══ Source data

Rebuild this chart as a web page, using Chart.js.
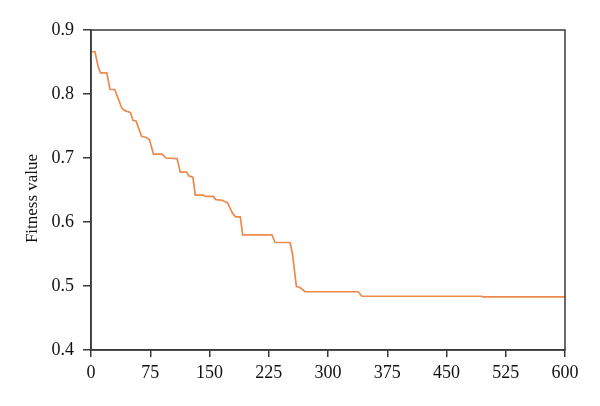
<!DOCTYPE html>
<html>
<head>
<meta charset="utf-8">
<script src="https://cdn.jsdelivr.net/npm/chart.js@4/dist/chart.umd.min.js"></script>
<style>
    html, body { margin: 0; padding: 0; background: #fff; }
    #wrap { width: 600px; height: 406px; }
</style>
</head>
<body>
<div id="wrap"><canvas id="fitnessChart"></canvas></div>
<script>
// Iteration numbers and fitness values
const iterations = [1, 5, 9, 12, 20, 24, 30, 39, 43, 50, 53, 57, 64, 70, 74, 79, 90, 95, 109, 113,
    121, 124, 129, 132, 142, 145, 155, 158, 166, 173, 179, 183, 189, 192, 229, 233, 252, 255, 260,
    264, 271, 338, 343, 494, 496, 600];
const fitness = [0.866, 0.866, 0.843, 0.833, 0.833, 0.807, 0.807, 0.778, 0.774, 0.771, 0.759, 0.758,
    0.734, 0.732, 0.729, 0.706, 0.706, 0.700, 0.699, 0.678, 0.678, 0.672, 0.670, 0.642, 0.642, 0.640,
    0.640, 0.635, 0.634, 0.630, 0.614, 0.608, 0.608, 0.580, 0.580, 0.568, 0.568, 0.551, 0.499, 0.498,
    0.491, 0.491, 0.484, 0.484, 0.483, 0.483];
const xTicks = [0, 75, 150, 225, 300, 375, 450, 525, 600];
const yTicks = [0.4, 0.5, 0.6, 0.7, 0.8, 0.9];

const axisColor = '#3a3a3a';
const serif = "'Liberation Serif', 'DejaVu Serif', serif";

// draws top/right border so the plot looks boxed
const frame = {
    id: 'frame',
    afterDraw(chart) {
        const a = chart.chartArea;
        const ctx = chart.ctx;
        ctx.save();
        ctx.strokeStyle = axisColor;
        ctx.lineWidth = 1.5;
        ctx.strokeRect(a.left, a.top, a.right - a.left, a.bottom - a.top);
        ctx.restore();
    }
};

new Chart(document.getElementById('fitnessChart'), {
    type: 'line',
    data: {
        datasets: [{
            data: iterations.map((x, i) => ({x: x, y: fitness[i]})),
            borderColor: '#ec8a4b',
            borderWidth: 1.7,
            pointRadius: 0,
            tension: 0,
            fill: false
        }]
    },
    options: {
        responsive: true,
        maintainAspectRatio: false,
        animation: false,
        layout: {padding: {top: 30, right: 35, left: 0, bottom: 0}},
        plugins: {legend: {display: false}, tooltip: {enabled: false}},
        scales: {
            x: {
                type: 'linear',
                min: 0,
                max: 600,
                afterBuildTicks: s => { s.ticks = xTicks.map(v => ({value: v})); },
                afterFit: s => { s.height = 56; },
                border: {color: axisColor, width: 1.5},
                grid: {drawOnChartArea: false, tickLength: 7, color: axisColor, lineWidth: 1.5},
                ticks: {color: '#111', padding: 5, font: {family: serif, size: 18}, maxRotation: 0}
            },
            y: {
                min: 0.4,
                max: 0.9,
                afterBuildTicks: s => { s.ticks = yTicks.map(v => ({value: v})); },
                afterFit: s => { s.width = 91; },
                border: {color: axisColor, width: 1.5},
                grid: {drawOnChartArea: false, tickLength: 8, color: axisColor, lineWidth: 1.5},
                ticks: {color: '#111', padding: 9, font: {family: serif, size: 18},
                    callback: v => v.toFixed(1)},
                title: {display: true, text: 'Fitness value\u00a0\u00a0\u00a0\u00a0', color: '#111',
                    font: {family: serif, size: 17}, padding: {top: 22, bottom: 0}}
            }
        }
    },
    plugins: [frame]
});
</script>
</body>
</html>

════

#### To do:
Restate the whole listing above exactly, please, omitting every image.

#### Answer to this exercise:
Rebuild this chart as a web page, using Chart.js.
<!DOCTYPE html>
<html>
<head>
<meta charset="utf-8">
<script src="https://cdn.jsdelivr.net/npm/chart.js@4/dist/chart.umd.min.js"></script>
<style>
    html, body { margin: 0; padding: 0; background: #fff; }
    #wrap { width: 600px; height: 406px; }
</style>
</head>
<body>
<div id="wrap"><canvas id="fitnessChart"></canvas></div>
<script>
// Iteration numbers and fitness values
const iterations = [1, 5, 9, 12, 20, 24, 30, 39, 43, 50, 53, 57, 64, 70, 74, 79, 90, 95, 109, 113,
    121, 124, 129, 132, 142, 145, 155, 158, 166, 173, 179, 183, 189, 192, 229, 233, 252, 255, 260,
    264, 271, 338, 343, 494, 496, 600];
const fitness = [0.866, 0.866, 0.843, 0.833, 0.833, 0.807, 0.807, 0.778, 0.774, 0.771, 0.759, 0.758,
    0.734, 0.732, 0.729, 0.706, 0.706, 0.700, 0.699, 0.678, 0.678, 0.672, 0.670, 0.642, 0.642, 0.640,
    0.640, 0.635, 0.634, 0.630, 0.614, 0.608, 0.608, 0.580, 0.580, 0.568, 0.568, 0.551, 0.499, 0.498,
    0.491, 0.491, 0.484, 0.484, 0.483, 0.483];
const xTicks = [0, 75, 150, 225, 300, 375, 450, 525, 600];
const yTicks = [0.4, 0.5, 0.6, 0.7, 0.8, 0.9];

const axisColor = '#3a3a3a';
const serif = "'Liberation Serif', 'DejaVu Serif', serif";

// draws top/right border so the plot looks boxed
const frame = {
    id: 'frame',
    afterDraw(chart) {
        const a = chart.chartArea;
        const ctx = chart.ctx;
        ctx.save();
        ctx.strokeStyle = axisColor;
        ctx.lineWidth = 1.5;
        ctx.strokeRect(a.left, a.top, a.right - a.left, a.bottom - a.top);
        ctx.restore();
    }
};

new Chart(document.getElementById('fitnessChart'), {
    type: 'line',
    data: {
        datasets: [{
            data: iterations.map((x, i) => ({x: x, y: fitness[i]})),
            borderColor: '#ec8a4b',
            borderWidth: 1.7,
            pointRadius: 0,
            tension: 0,
            fill: false
        }]
    },
    options: {
        responsive: true,
        maintainAspectRatio: false,
        animation: false,
        layout: {padding: {top: 30, right: 35, left: 0, bottom: 0}},
        plugins: {legend: {display: false}, tooltip: {enabled: false}},
        scales: {
            x: {
                type: 'linear',
                min: 0,
                max: 600,
                afterBuildTicks: s => { s.ticks = xTicks.map(v => ({value: v})); },
                afterFit: s => { s.height = 56; },
                border: {color: axisColor, width: 1.5},
                grid: {drawOnChartArea: false, tickLength: 7, color: axisColor, lineWidth: 1.5},
                ticks: {color: '#111', padding: 5, font: {family: serif, size: 18}, maxRotation: 0}
            },
            y: {
                min: 0.4,
                max: 0.9,
                afterBuildTicks: s => { s.ticks = yTicks.map(v => ({value: v})); },
                afterFit: s => { s.width = 91; },
                border: {color: axisColor, width: 1.5},
                grid: {drawOnChartArea: false, tickLength: 8, color: axisColor, lineWidth: 1.5},
                ticks: {color: '#111', padding: 9, font: {family: serif, size: 18},
                    callback: v => v.toFixed(1)},
                title: {display: true, text: 'Fitness value\u00a0\u00a0\u00a0\u00a0', color: '#111',
                    font: {family: serif, size: 17}, padding: {top: 22, bottom: 0}}
            }
        }
    },
    plugins: [frame]
});
</script>
</body>
</html>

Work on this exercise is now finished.